Lucy (Bullock) is a lawyer who cares about her community and is desperately trying to stop developers from tearing down historical buildings to replace them with high rises. George Wade (Grant) is the playboy figurehead of one of Manhattan's biggest real estate builders. Their first meeting does not exactly go as planned. Lucy gets George to promise to leave her Coney Island neighborhood community center alone when they develop the area, which satisfies her agenda. However, she also agrees to be Wade's new corporate attorney, which solves George's problem, but places her in the pocket of her sworn moral enemies. Her parents are very unhappy with her defection to corporate America, but George promises Lucy she'll be in charge of all their philanthropic efforts, which should help her sleep better at night. Unfortunately, all her competence gets her is a constant stream of supposedly urgent phone calls from a boss who's become addicted to her rational solutions on everything from women to mattresses.

When she tries to quit, his self-absorbed ways become even more apparent when he refuses to let her go, ruining her future in real estate law.
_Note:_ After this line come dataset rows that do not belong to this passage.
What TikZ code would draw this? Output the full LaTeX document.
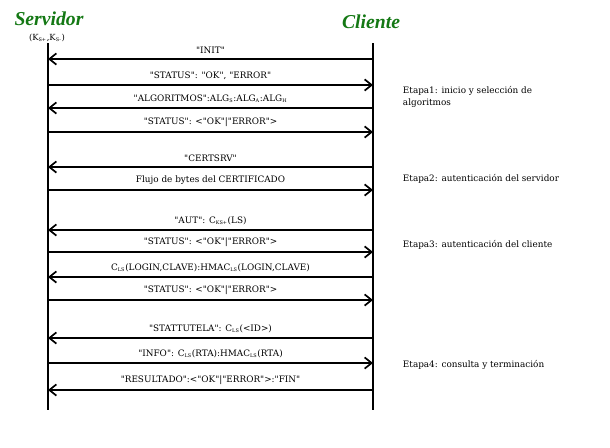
\documentclass[tikz,border=0pt]{standalone}
\usepackage{fontspec}
\setmainfont{DejaVu Serif}[Ligatures=TeXOff]
\newfontfamily\titlefont{Liberation Serif}
\usetikzlibrary{arrows.meta}
\definecolor{titlegreen}{RGB}{20,120,20}
\newcommand{\ix}[1]{\textsubscript{\fontsize{3.5pt}{4pt}\selectfont #1}}
\begin{document}
\begin{tikzpicture}[x=0.025cm,y=-0.025cm,
	title/.style={font=\titlefont\fontsize{14}{16}\selectfont\bfseries\itshape,text=titlegreen},
	life/.style={line width=1.3pt},
	msg/.style={line width=1.2pt},
	toserver/.style={{Straight Barb[length=5pt,width=8pt]}-},
	toclient/.style={-{Straight Barb[length=5pt,width=8pt]}},
	lbl/.style={midway,above=2.5pt,inner sep=0.5pt,font=\fontsize{6.3}{7}\selectfont},
	stage/.style={anchor=west,align=left,font=\fontsize{6.3}{8}\selectfont}]
	\useasboundingbox (0,0) rectangle (610,447);
	\node[title] (srv) at (49,19) {Servidor};
	\node[title] (cli) at (371,22) {Cliente};
	\node[font=\fontsize{6}{7}\selectfont] (keys) at (47,38) {(K\ix{S+},K\ix{S-})};
	\coordinate (srvtop) at (48,43);
	\coordinate (srvbot) at (48,410);
	\coordinate (clitop) at (373,43);
	\coordinate (clibot) at (373,410);
	\draw[life] (srvtop) -- (srvbot);
	\draw[life] (clitop) -- (clibot);
	\foreach \y/\d/\txt [count=\i] in {
		59/toserver/{"INIT"},
		85/toclient/{"STATUS": "OK", "ERROR"},
		108/toserver/{"ALGORITMOS":ALG\ix{S}:ALG\ix{A}:ALG\ix{H}},
		132/toclient/{"STATUS": <"OK"|"ERROR">},
		167/toserver/{"CERTSRV"},
		190/toclient/{Flujo de bytes del CERTIFICADO},
		230/toserver/{"AUT": C\ix{KS+}(LS)},
		252/toclient/{"STATUS": <"OK"|"ERROR">},
		277/toserver/{C\ix{LS}(LOGIN,CLAVE):HMAC\ix{LS}(LOGIN,CLAVE)},
		300/toclient/{"STATUS": <"OK"|"ERROR">},
		338/toserver/{"STATTUTELA": C\ix{LS}(<ID>)},
		363/toclient/{"INFO": C\ix{LS}(RTA):HMAC\ix{LS}(RTA)},
		390/toserver/{"RESULTADO":<"OK"|"ERROR">:"FIN"}} {
		\coordinate (s\i) at (48,\y);
		\coordinate (c\i) at (373,\y);
		\draw[msg,\d] (s\i) -- node[lbl] {\txt} (c\i);
	}
	% etapas
	\node[stage] (et1) at (398,97) {Etapa1: inicio y selección de\\algoritmos};
	\node[stage] (et2) at (398,179) {Etapa2: autenticación del servidor};
	\node[stage] (et3) at (398,245) {Etapa3: autenticación del cliente};
	\node[stage] (et4) at (398,365) {Etapa4: consulta y terminación};
\end{tikzpicture}
\end{document}
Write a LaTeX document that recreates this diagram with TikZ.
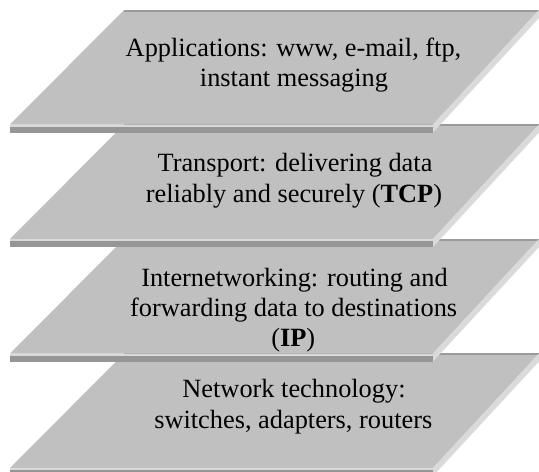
\documentclass[tikz,border=0pt]{standalone}
\usepackage{fontspec}
\setmainfont{Liberation Serif}
\usepackage{tikz}
\usetikzlibrary{calc}
\definecolor{slabtop}{RGB}{192,192,192}
\definecolor{slabfront}{RGB}{150,150,150}
\definecolor{slabside}{RGB}{218,218,218}
\colorlet{slabrim}{slabtop!80!black}
\colorlet{slablip}{slabtop!60!white}
\tikzset{
  layertext/.style={anchor=base, inner sep=0pt, font=\fontsize{13.17}{15.3}\selectfont}
}

\begin{document}
\begin{tikzpicture}[x=0.5pt,y=-0.5pt]
  \useasboundingbox (0,0) rectangle (539,471);
  % slabs, lowest first so the upper ones cover them
  \foreach \t in {353.5,239,124.5,10}{
    \pgfmathsetmacro{\b}{\t+114.5}
    \fill[slabtop] (10,\b) -- (433,\b) -- (539,\t) -- (124,\t) -- cycle;
    \draw[slabrim, line width=0.8pt] (124,\t+0.7) -- (539,\t+0.7);
    \fill[slabside] (433,\b) -- (539,\t) -- (539,\t+8) -- (433,\b+8) -- cycle;
    \fill[slablip] (10,\b) rectangle (433,\b+2);
    \fill[slabfront] (10,\b+2) rectangle (433,\b+8);
  }
  % labels
  \node[layertext] (app1) at (293.5,56.7) {Applications: www, e-mail, ftp,};
  \node[layertext] (app2) at (294,86.7) {instant messaging};
  \node[layertext] (tcp1) at (295,171.7) {Transport: delivering data};
  \node[layertext] (tcp2) at (294,202.5) {reliably and securely (\textbf{TCP})};
  \node[layertext] (ip1) at (294.5,286) {Internetworking: routing and};
  \node[layertext] (ip2) at (293.7,316.7) {forwarding data to destinations};
  \node[layertext] (ip3) at (293.3,346.7) {(\textbf{IP})};
  \node[layertext] (net1) at (294,397.3) {Network technology:};
  \node[layertext] (net2) at (293.3,428.3) {switches, adapters, routers};
\end{tikzpicture}
\end{document}
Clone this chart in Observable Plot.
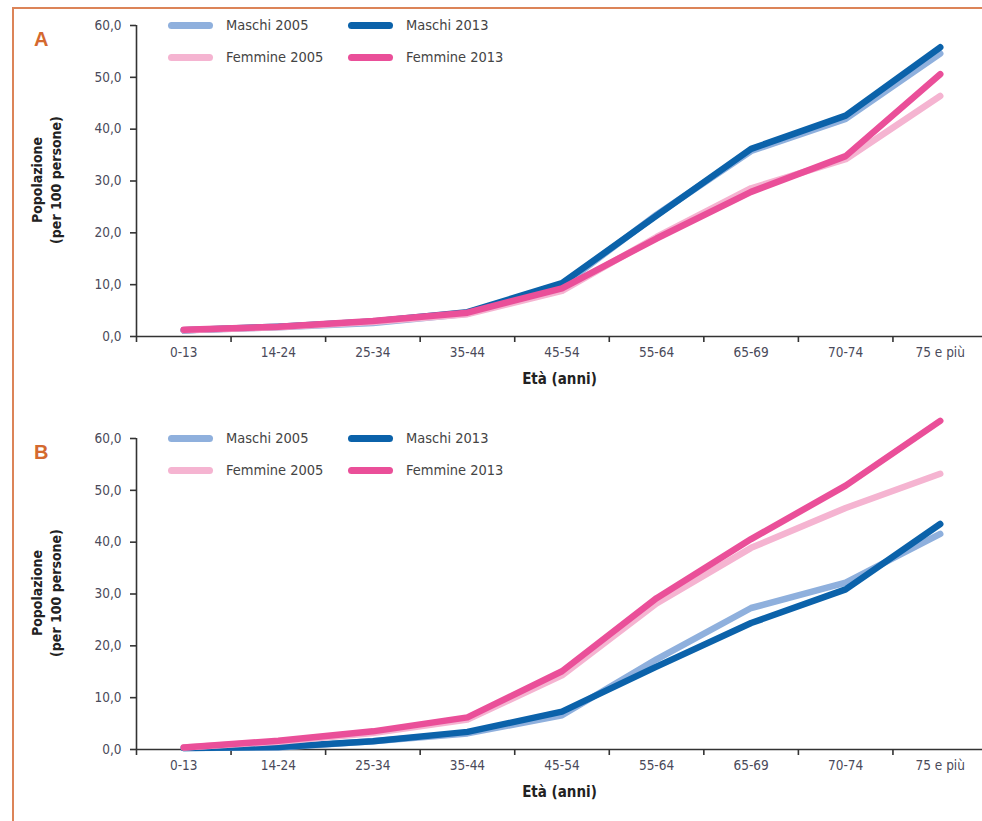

He finally agrees to accept her resignation, as long as she finds someone suitable to replace her. The hiring of an attractive, young, go-getter (Witt) exposes insecurities and emotions neither one of them expected. Love is in the air; however, George's refusal to be accountable for his promises drives a wedge between the couple only one course of action will mend. Needless to say, George discovers that he's finally found his moral compass and that she's a smart, saucy brunette who refuses to compromise, even in the face of true love. It's the chemistry between Grant and Bullock that makes this simple story work. What keeps the film from being a home run is the lack of any sexual tension between the two. There's no doubt that they are different sides of the same coin, but the flame of lust is never lit. Kind of an issue in a story about finding love. Thankfully, they're funny together, so you won't really care. I would definitely pay to see them paired onscreen again, though as friends, not lovers. If you're a fan of either actor, than check this one out. It's clever, believable, amusing and intelligently written. Qualities not often found these days at the cinema.